Oh, the unpredictability of the one who comes.

It has to be this way, that God is on a schedule you and I are simply not privy to. It has to be this way, or else God stops being God and instead becomes a delivery truck driver, beholden to the stops along his route we’ve arranged for him. Even if it doesn’t feel like it, it is the more blessed and happy existence to anticipate, to be forced into a constant watchfulness, to keep our lamps lit, whether this moment is the moment to be confronted by God or not. Something is going to take hold of our attention span. Shouldn’t it be the God who wants to make his presence known to us?

Perhaps you know the experience of reading a scripture 10 times, 30 times, 50 times, when unexpectedly on the 51st reading, an invisible barrier shatters as the Holy Spirit reaches through the words on the page to abruptly grab your heart. The biblical text suddenly looks and feels and tastes different than it did before. The words are the same as they always were. You’ve read those words, heard them preached. But now the alertness has paid off in a most noticeable way. We keep our lamps lit not just by scripture and prayer, but by returning to scripture and prayer, again and again and again, knowing that the God who wants to make his presence known will do so, whether it’s early this evening or the middle of the night or closer to sunrise. What Jesus assures us of in Luke 12 is that God is ready to show up. Whether or not we bother to notice is up to us.
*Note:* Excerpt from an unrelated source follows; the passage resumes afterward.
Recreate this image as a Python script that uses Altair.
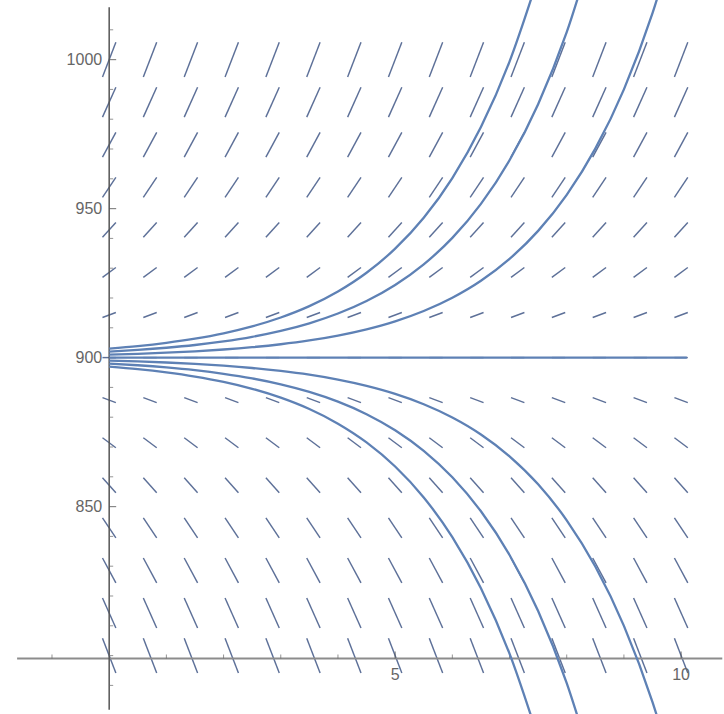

It’s not if, but when. God wants to make his presence known. Like the master who serves the servants, God wants to spark within us joy and delight. And like the thief, God wants to unsettle us. Either way, the life of alert, watchful anticipation of the God who wants to make his presence known is the most joyful, purposeful way of being human available to us. We don’t have to sacrifice this watchfulness in order to go about our day. Our work and schedules demand our attention. But the joyful anticipation of God’s arrival in our day doesn’t have to take a back seat to anything. We can (must) still keep our lamps lit, watching for God to show up and delight us, or unsettle us, with his presence. A routine of scripture and prayer will work wonders. Just a small, repeated, scriptural prayer like Psalm 130 (“My soul waits for the LORD more than those who watch for the morning, more than those who watch for the morning”) will keep us quite awake.

God is eager to show up in our life, in our day, in our attention span, even if his arrival happens on a schedule we’re not privy to. Will we bother to notice when he gets home?